On November 19, 2021, the U.S. House of Representatives passed the Build Back Better Act (H.R. 5376), a bill that represents a large portion of the Biden-Harris Administration’s agenda. Among other spending and tax measures, the bill includes an unprecedented expansion of the Low-Income Housing Tax Credit (LIHTC) program. Four proposals are headlining this expansion:
- Increasing the 9% LIHTC allocation cap by 10% plus inflation annually from 2022 to 2024. With this increase, the 2024 LIHTC allocation cap will rise to $3.97 per capita and a small state minimum of around $4.58 million, constituting a 41 percent increase in allocable LIHTC over current levels. The allocation cap would then decrease to $2.65 per capita and a small state minimum of $3.12 million in 2025 and would thereafter be indexed to inflation from the 2025 baseline.

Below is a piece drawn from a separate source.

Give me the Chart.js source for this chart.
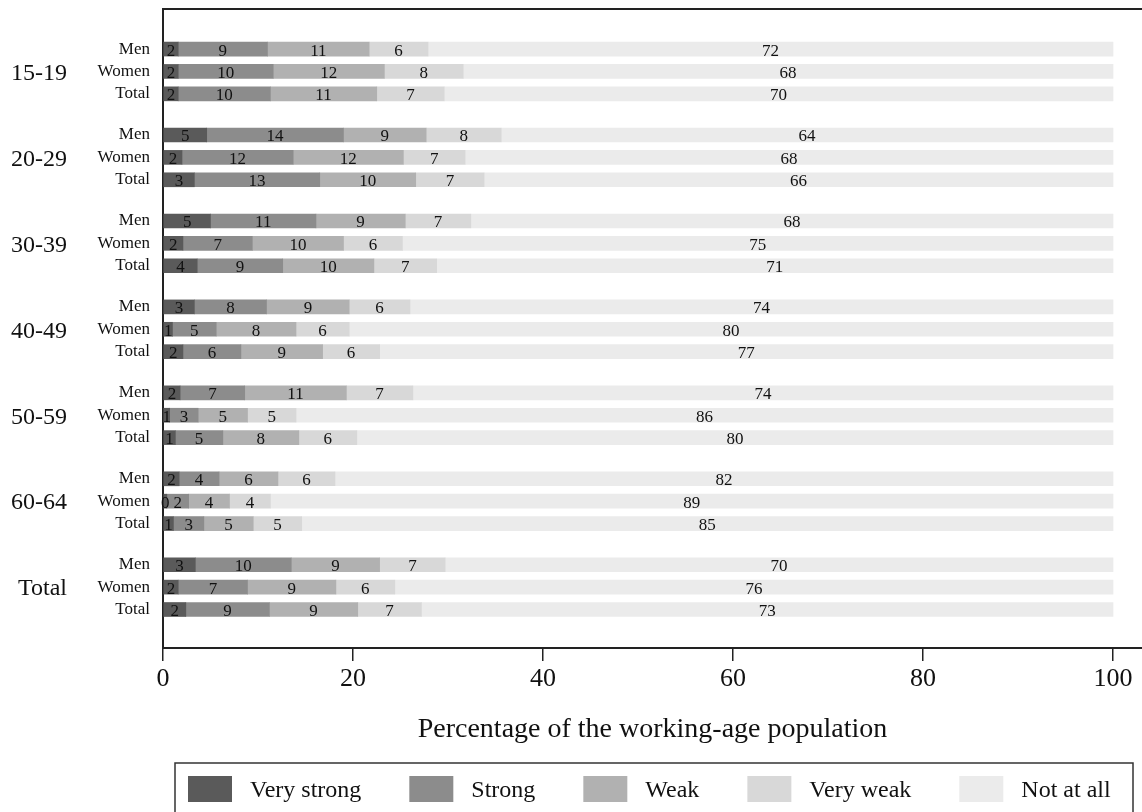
<!DOCTYPE html>
<html>
<head>
<meta charset="utf-8">
<script src="https://cdn.jsdelivr.net/npm/chart.js"></script>
<style>
  body { margin: 0; background: #fff; }
  canvas { display: block; }
</style>
</head>
<body>
<canvas id="myChart" width="1142" height="812"></canvas>
<script>
var ageGroups = ['15-19', '20-29', '30-39', '40-49', '50-59', '60-64', 'Total']
var subGroups = ['Men', 'Women', 'Total']
var seriesNames = ['Very strong', 'Strong', 'Weak', 'Very weak', 'Not at all']
var seriesColors = ['#5a5a5a', '#8c8c8c', '#b1b1b1', '#d8d8d8', '#ebebeb']

// rows: Men, Women, Total for each age group
var veryStrong = [1.6, 1.6, 1.6,  4.6, 2.0, 3.3,  5.0, 2.1, 3.6,  3.3, 1.0, 2.1,  1.8, 0.7, 1.3,  1.7, 0.4, 1.1,  3.4, 1.6, 2.4]
var strong     = [9.4, 10.0, 9.7, 14.4, 11.7, 13.2, 11.1, 7.3, 9.0, 7.6, 4.6, 6.1, 6.8, 3.0, 5.0, 4.2, 2.3, 3.2, 10.1, 7.3, 8.8]
var weak       = [10.7, 11.7, 11.2, 8.7, 11.6, 10.1, 9.4, 9.6, 9.6, 8.7, 8.4, 8.6, 10.7, 5.2, 8.0, 6.2, 4.3, 5.2, 9.3, 9.3, 9.3]
var veryWeak   = [6.2, 8.3, 7.1,  7.9, 6.5, 7.2,  6.9, 6.2, 6.6,  6.4, 5.6, 6.0,  7.0, 5.1, 6.1,  6.0, 4.3, 5.1,  6.9, 6.2, 6.7]
var notAtAll   = [72.1, 68.4, 70.4, 64.4, 68.2, 66.2, 67.6, 74.8, 71.2, 74.0, 80.4, 77.2, 73.7, 86.0, 79.6, 81.9, 88.7, 85.4, 70.3, 75.6, 72.8]

var xTicks = [0, 20, 40, 60, 80, 100]
var allSeries = [veryStrong, strong, weak, veryWeak, notAtAll]

// row position on the y axis: 3 rows per group, then a gap
var groupStep = 3.84
var rowPos = []
for (var g = 0; g < ageGroups.length; g++) {
  for (var s = 0; s < subGroups.length; s++) {
    rowPos.push(g * groupStep + s)
  }
}
var yMin = -1.79
var yMax = rowPos[rowPos.length - 1] + 1.72

var datasets = []
for (var i = 0; i < allSeries.length; i++) {
  datasets.push({
    label: seriesNames[i],
    backgroundColor: seriesColors[i],
    borderWidth: 0,
    barThickness: 14,
    stack: 'one',
    data: allSeries[i].map(function (v, j) { return { x: v, y: rowPos[j] } })
  })
}

var serif = 'Liberation Serif'

var extras = {
  id: 'extras',
  afterDatasetsDraw: function (chart) {
    var ctx = chart.ctx
    ctx.save()
    ctx.fillStyle = '#111'
    ctx.font = '17px "' + serif + '"'
    ctx.textAlign = 'center'
    ctx.textBaseline = 'middle'
    chart.data.datasets.forEach(function (ds, i) {
      var meta = chart.getDatasetMeta(i)
      meta.data.forEach(function (bar, j) {
        var c = bar.getCenterPoint()
        ctx.fillText(String(Math.round(allSeries[i][j])), c.x, c.y + 2)
      })
    })
    ctx.restore()
  },
  afterDraw: function (chart) {
    var ctx = chart.ctx
    var area = chart.chartArea
    var yScale = chart.scales.y
    ctx.save()

    // top frame line
    ctx.strokeStyle = '#222'
    ctx.lineWidth = 2
    ctx.beginPath()
    ctx.moveTo(area.left - 1, area.top)
    ctx.lineTo(area.right, area.top)
    ctx.stroke()

    // age group labels
    ctx.fillStyle = '#111'
    ctx.font = '24px "' + serif + '"'
    ctx.textAlign = 'right'
    ctx.textBaseline = 'middle'
    for (var g = 0; g < ageGroups.length; g++) {
      var y = yScale.getPixelForValue(rowPos[g * 3 + 1])
      ctx.fillText(ageGroups[g], 67, y + 2)
    }

    // legend in a box
    ctx.lineWidth = 1.5
    ctx.strokeStyle = '#333'
    ctx.strokeRect(175, 763, 958, 60)
    ctx.font = '24px "' + serif + '"'
    ctx.textAlign = 'left'
    var x = 188
    for (var i = 0; i < seriesNames.length; i++) {
      ctx.fillStyle = seriesColors[i]
      ctx.fillRect(x, 776, 44, 26)
      ctx.fillStyle = '#111'
      ctx.fillText(seriesNames[i], x + 62, 791)
      x += 62 + ctx.measureText(seriesNames[i]).width + 48
    }
    ctx.restore()
  }
}

function noEdgePadding(scale) {
  scale.paddingTop = 0
  scale.paddingBottom = 0
  scale.paddingLeft = 0
  scale.paddingRight = 0
}

var ctx = document.getElementById('myChart').getContext('2d')
var chart = new Chart(ctx, {
  type: 'bar',
  data: { datasets: datasets },
  plugins: [extras],
  options: {
    indexAxis: 'y',
    responsive: false,
    animation: false,
    devicePixelRatio: 1,
    layout: { padding: { top: 9, left: 0, right: 0, bottom: 0 } },
    plugins: {
      legend: { display: false },
      tooltip: { enabled: false }
    },
    scales: {
      x: {
        type: 'linear',
        stacked: true,
        min: 0,
        max: 103.05,
        afterBuildTicks: function (scale) {
          scale.ticks = xTicks.map(function (v) { return { value: v } })
        },
        afterFit: function (scale) {
          scale.height = 164
          noEdgePadding(scale)
        },
        ticks: {
          padding: 3,
          color: '#111',
          font: { family: serif, size: 26 }
        },
        grid: {
          drawOnChartArea: false,
          drawTicks: true,
          tickLength: 13,
          color: '#222',
          lineWidth: 1.5
        },
        border: { display: true, color: '#222', width: 2 },
        title: {
          display: true,
          text: 'Percentage of the working-age population',
          color: '#111',
          font: { family: serif, size: 28 },
          padding: { top: 0, bottom: 66 }
        }
      },
      y: {
        type: 'linear',
        reverse: true,
        offset: false,
        min: yMin,
        max: yMax,
        afterBuildTicks: function (scale) {
          scale.ticks = rowPos.map(function (v) { return { value: v } })
        },
        afterFit: function (scale) {
          scale.width = 163
          noEdgePadding(scale)
        },
        ticks: {
          autoSkip: false,
          padding: 13,
          color: '#111',
          font: { family: serif, size: 17 },
          callback: function (value, index) { return subGroups[index % 3] }
        },
        grid: { display: false, drawTicks: false, offset: false },
        border: { display: true, color: '#222', width: 2 }
      }
    }
  }
})
</script>
</body>
</html>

- Reducing the 50% threshold for 4% tax-exempt bond-financed projects to 25% for five years, beginning in 2022.
- Increasing the eligible basis of buildings designated to serve extremely low-income households by 50% and providing an 8% set-aside for properties utilizing this basis increase.
- Replacing the 42(i)(7) right of first refusal safe harbor with a purchase option and extending the option to investor partnership interests. In addition, the bill reduces the safe harbor purchase price by excluding exit taxes from the price formula. These changes are expected to aid in preserving the long-term affordability of projects.

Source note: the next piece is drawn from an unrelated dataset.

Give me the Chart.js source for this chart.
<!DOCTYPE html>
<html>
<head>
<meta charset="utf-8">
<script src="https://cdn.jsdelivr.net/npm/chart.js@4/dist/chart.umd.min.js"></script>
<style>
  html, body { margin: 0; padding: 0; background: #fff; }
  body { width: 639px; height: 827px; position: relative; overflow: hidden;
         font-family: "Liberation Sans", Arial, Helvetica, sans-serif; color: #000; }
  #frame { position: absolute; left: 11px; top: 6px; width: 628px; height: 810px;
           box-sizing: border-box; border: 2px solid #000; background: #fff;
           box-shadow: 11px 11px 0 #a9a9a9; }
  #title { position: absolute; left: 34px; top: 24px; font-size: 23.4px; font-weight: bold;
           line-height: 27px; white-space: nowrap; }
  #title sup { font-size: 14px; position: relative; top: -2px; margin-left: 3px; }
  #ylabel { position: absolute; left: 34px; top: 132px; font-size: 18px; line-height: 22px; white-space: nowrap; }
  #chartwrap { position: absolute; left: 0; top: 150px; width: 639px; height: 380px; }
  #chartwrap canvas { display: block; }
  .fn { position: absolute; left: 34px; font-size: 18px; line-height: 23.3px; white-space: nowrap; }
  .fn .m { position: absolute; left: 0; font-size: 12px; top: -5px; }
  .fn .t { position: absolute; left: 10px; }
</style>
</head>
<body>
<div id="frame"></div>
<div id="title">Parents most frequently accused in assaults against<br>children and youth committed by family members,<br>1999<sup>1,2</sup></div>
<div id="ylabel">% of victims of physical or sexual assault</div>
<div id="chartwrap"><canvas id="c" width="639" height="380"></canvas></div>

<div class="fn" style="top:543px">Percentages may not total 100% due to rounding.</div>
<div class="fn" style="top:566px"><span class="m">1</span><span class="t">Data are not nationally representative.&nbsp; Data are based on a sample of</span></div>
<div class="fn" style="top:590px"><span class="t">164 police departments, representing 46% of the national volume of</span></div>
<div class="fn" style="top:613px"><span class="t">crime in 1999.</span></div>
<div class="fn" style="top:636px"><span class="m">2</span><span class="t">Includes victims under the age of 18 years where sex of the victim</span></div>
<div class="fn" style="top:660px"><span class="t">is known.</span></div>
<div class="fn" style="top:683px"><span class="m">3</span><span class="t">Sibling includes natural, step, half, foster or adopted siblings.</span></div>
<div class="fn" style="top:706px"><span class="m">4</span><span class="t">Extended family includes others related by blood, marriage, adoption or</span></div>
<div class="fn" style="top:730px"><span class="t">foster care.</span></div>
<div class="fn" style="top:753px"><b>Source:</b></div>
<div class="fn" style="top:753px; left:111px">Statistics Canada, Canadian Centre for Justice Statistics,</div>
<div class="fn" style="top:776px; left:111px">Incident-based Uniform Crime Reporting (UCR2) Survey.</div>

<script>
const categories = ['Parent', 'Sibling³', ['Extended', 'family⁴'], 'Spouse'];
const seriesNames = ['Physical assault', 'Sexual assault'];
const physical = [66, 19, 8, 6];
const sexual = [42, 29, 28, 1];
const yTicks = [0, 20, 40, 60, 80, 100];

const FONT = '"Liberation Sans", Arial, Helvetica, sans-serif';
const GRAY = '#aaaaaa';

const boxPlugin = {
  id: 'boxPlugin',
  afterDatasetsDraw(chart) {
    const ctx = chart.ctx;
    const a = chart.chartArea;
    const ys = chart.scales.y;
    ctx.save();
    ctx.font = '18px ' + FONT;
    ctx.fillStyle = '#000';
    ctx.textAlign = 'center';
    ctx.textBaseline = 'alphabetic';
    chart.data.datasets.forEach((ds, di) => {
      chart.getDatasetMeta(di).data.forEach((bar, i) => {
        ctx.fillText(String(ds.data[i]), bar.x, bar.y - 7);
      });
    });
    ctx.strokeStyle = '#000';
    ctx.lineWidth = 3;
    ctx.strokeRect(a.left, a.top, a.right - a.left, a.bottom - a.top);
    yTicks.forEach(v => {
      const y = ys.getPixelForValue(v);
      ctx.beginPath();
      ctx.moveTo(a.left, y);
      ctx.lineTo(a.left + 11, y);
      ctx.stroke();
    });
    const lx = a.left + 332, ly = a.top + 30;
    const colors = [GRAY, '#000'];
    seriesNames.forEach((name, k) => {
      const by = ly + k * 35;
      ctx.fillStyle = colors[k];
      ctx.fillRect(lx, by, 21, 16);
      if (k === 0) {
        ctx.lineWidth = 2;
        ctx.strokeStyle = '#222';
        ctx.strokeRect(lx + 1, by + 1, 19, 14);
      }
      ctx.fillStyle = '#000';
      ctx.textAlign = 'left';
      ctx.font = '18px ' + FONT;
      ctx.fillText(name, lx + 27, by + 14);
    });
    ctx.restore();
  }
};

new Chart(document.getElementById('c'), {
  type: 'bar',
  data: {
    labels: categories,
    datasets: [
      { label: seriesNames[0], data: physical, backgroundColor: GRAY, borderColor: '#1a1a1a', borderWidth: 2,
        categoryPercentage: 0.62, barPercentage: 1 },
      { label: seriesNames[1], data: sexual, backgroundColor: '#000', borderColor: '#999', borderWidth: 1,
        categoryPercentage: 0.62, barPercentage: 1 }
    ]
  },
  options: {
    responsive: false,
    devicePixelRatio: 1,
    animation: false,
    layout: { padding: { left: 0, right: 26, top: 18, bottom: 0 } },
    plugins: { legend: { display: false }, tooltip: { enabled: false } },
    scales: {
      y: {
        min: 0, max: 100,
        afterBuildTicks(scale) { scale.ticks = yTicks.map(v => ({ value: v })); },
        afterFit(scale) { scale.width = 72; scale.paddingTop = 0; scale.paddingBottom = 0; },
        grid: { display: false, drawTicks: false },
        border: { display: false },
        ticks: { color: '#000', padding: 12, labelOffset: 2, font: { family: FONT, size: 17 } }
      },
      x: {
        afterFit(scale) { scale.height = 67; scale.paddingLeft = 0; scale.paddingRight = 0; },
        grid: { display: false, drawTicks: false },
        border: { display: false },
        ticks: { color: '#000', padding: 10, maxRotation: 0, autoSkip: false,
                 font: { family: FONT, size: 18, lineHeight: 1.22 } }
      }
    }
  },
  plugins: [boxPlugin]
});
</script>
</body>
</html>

According to the Biden-Harris Administration, these measures, along with other affordable housing initiatives in the bill, represent the single largest investment in affordable housing in U.S. history. In total, the bill will provide approximately $166 billion in housing aid, which is intended to help build or preserve more than one million affordable units. Within that sum:
- $10 billion is provided for the HOME Investment Partnerships Program to fund the construction, purchase, or rehabilitation of affordable homes for low-income people.
- $15 billion is dedicated to financing the preservation and creation of new rental homes for the lowest-income households.
- $65 billion is provided to fully address the capital needs backlog of public housing.
- $24 billion is provided to fund incremental Housing Choice Vouchers and supportive services.
Additional funds are included for rental and down payment assistance programs and programs to improve mobility in disadvantaged communities, among other priorities.
The bill now faces the scrutiny of the 50-50 Senate, with Democratic leaders pushing for a vote before the year-end.